Thanks!
Just decided to come out here for a quick minute and say hello to everyone. Some real quick things about what's going on with me. I had a beautiful, healthy baby boy who I adore sooooo much! He is the cutest and I love him so much.
Robert and I are no longer together but you guys saw that coming. I told you many times that when my baby turned 6 months I was dumping him. I couldn't wait the six months, so we broke up in early December. At the end of December I found out that he's married. Yes people he was married that whole time. He lied to me and my family about being divorced. He was just seperated. The minute we broke up he went back to her. I guess he's one of those people that can't be by themselves. When I was pregnant I would tell him as long as he supported his son I wouldn't take him for child support.
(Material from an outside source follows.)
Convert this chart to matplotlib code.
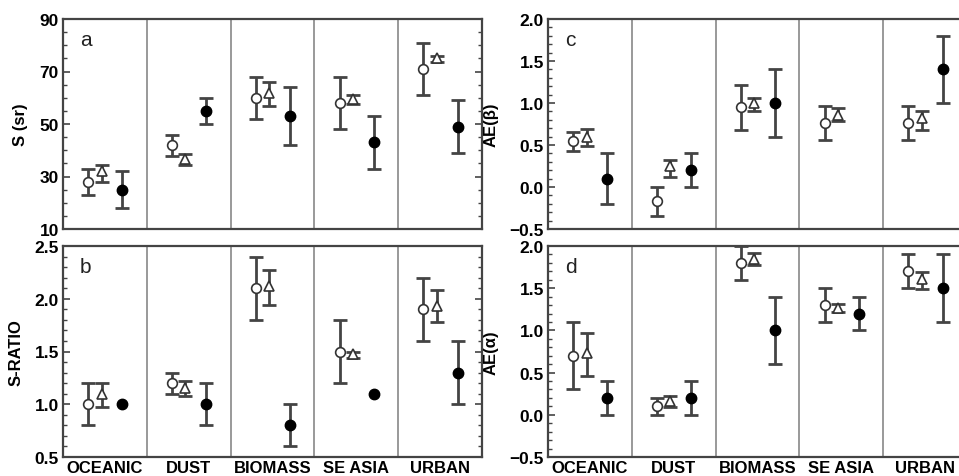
import matplotlib
matplotlib.use("Agg")
import matplotlib.pyplot as plt
from matplotlib.ticker import MultipleLocator
import numpy as np

plt.rcParams['font.family'] = ['Liberation Sans', 'DejaVu Sans']

categories = ["OCEANIC", "DUST", "BIOMASS", "SE ASIA", "URBAN"]

# Panel a: S (sr)
a_circ = [28, 42, 60, 58, 71]
a_circ_lo = [23, 38, 52, 48, 61]
a_circ_hi = [33, 46, 68, 68, 81]
a_tri = [32, 36.5, 62, 59.5, 75]
a_tri_lo = [28, 34.5, 57, 57.6, 73.7]
a_tri_hi = [34.5, 38.6, 66, 61.2, 76]
a_fill = [25, 55, 53, 43, 49]
a_fill_lo = [18, 50, 42, 33, 39]
a_fill_hi = [32, 60, 64, 53, 59]

# Panel b: S-RATIO
b_circ = [1.0, 1.2, 2.1, 1.5, 1.9]
b_circ_lo = [0.8, 1.1, 1.8, 1.2, 1.6]
b_circ_hi = [1.2, 1.3, 2.4, 1.8, 2.2]
b_tri = [1.1, 1.15, 2.12, 1.48, 1.93]
b_tri_lo = [0.97, 1.08, 1.94, 1.44, 1.78]
b_tri_hi = [1.2, 1.22, 2.27, 1.5, 2.08]
b_fill = [1.0, 1.0, 0.8, 1.1, 1.3]
b_fill_lo = [1.0, 0.8, 0.6, 1.1, 1.0]
b_fill_hi = [1.0, 1.2, 1.0, 1.1, 1.6]

# Panel c: AE(beta)
c_circ = [0.55, -0.17, 0.95, 0.76, 0.76]
c_circ_lo = [0.43, -0.35, 0.68, 0.56, 0.56]
c_circ_hi = [0.66, 0.0, 1.22, 0.96, 0.96]
c_tri = [0.6, 0.25, 1.0, 0.86, 0.82]
c_tri_lo = [0.49, 0.12, 0.91, 0.78, 0.68]
c_tri_hi = [0.69, 0.32, 1.06, 0.94, 0.9]
c_fill = [0.1, 0.2, 1.0, np.nan, 1.4]
c_fill_lo = [-0.2, 0.0, 0.6, np.nan, 1.0]
c_fill_hi = [0.4, 0.4, 1.4, np.nan, 1.8]

# Panel d: AE(alpha)
d_circ = [0.7, 0.1, 1.8, 1.3, 1.7]
d_circ_lo = [0.3, 0.0, 1.6, 1.1, 1.5]
d_circ_hi = [1.1, 0.2, 2.0, 1.5, 1.9]
d_tri = [0.73, 0.16, 1.85, 1.27, 1.61]
d_tri_lo = [0.46, 0.09, 1.77, 1.22, 1.49]
d_tri_hi = [0.97, 0.22, 1.92, 1.31, 1.69]
d_fill = [0.2, 0.2, 1.0, 1.2, 1.5]
d_fill_lo = [0.0, 0.0, 0.6, 1.0, 1.1]
d_fill_hi = [0.4, 0.4, 1.4, 1.4, 1.9]

panels = [
    dict(letter="a", ylabel="S (sr)", ylim=(10, 90), major=20, offset=10, minor=5,
         series=[(a_circ, a_circ_lo, a_circ_hi), (a_tri, a_tri_lo, a_tri_hi), (a_fill, a_fill_lo, a_fill_hi)]),
    dict(letter="b", ylabel="S-RATIO", ylim=(0.5, 2.5), major=0.5, offset=0, minor=0.1,
         series=[(b_circ, b_circ_lo, b_circ_hi), (b_tri, b_tri_lo, b_tri_hi), (b_fill, b_fill_lo, b_fill_hi)]),
    dict(letter="c", ylabel="AE(β)", ylim=(-0.5, 2.0), major=0.5, offset=0, minor=0.1,
         series=[(c_circ, c_circ_lo, c_circ_hi), (c_tri, c_tri_lo, c_tri_hi), (c_fill, c_fill_lo, c_fill_hi)]),
    dict(letter="d", ylabel="AE(α)", ylim=(-0.5, 2.0), major=0.5, offset=0, minor=0.1,
         series=[(d_circ, d_circ_lo, d_circ_hi), (d_tri, d_tri_lo, d_tri_hi), (d_fill, d_fill_lo, d_fill_hi)]),
]

W, H = 959, 477
fig = plt.figure(figsize=(W / 100, H / 100), dpi=100)

rects = [
    (63, 20, 482, 230),
    (63, 247, 482, 458),
    (548, 20, 967, 230),
    (548, 247, 967, 458),
]

offsets = [0.30, 0.46, 0.71]
styles = [
    dict(marker='o', ms=7, mfc='white', mec='#333333', mew=1.2),
    dict(marker='^', ms=7, mfc='white', mec='#333333', mew=1.2),
    dict(marker='o', ms=7.5, mfc='black', mec='black', mew=1.0),
]
ecol = '#444444'
n = len(categories)

for p, (x0, y0, x1, y1) in zip(panels, rects):
    ax = fig.add_axes([x0 / W, 1 - y1 / H, (x1 - x0) / W, (y1 - y0) / H])
    for (vals, lo, hi), off, st in zip(p["series"], offsets, styles):
        v = np.array(vals, dtype=float)
        lo = np.array(lo, dtype=float)
        hi = np.array(hi, dtype=float)
        x = np.arange(n) + off
        has_err = (hi - lo) > 0
        if has_err.any():
            yerr = np.vstack([v[has_err] - lo[has_err], hi[has_err] - v[has_err]])
            ax.errorbar(x[has_err], v[has_err], yerr=yerr, fmt='none', ecolor=ecol,
                        elinewidth=2.0, capsize=5, capthick=2.0, zorder=2)
        ax.plot(x, v, linestyle='none', zorder=3, **st)
    for k in range(1, n):
        ax.axvline(k, color='#888888', lw=1.2, zorder=1)
    ax.set_xlim(0, n)
    ax.set_ylim(*p["ylim"])
    ax.yaxis.set_major_locator(MultipleLocator(p["major"], offset=p["offset"]))
    ax.yaxis.set_minor_locator(MultipleLocator(p["minor"]))
    ax.tick_params(axis='y', which='both', direction='in', left=True, right=True,
                   color='#444444')
    ax.tick_params(axis='y', which='major', length=5, width=1.2, labelsize=12.5, pad=3)
    ax.tick_params(axis='y', which='minor', length=3, width=1.0)
    for lab in ax.get_yticklabels():
        lab.set_fontweight('bold')
    if p["letter"] in ("b", "d"):
        ax.set_xticks(np.arange(n) + 0.5)
        ax.set_xticklabels(categories, fontsize=12, fontweight='bold')
        ax.tick_params(axis='x', length=0, pad=2)
    else:
        ax.set_xticks([])
    ax.set_ylabel(p["ylabel"], fontsize=12, fontweight='bold', labelpad=8)
    for s in ax.spines.values():
        s.set_color('#444444')
        s.set_linewidth(1.6)
    ax.text(0.04, 0.95, p["letter"], transform=ax.transAxes,
            fontsize=15, ha='left', va='top', color='#222222')

fig.savefig("out.png", dpi=100)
Well my son is 6 months and he has only given me $85.00 in his whole life so of course I filed for support but I have no idea how long it takes.
My family and friends have been very supportive threw this whole thing. I don't even think about Robert unless he calls and I have to answer so he can speak to his son, or if someone else brings his name up. My son RJ has spend about two weekends with his dad. It's like I think Robert wants to be a good father but he's letting this woman control him....I don't know so let me stop making excuses. A real man wouldn't let anything or anyone keep them away from their child.What I do know is that he's not providing for our son and that pisses me off. I must get off that subject now it just upsets me.
I am dating someone. Don't really want to speak on it right now but he's cool. I think that's about all I have to tell you guys right now. That's it! I just love being a mom.
OK time to update so we know how you're doing.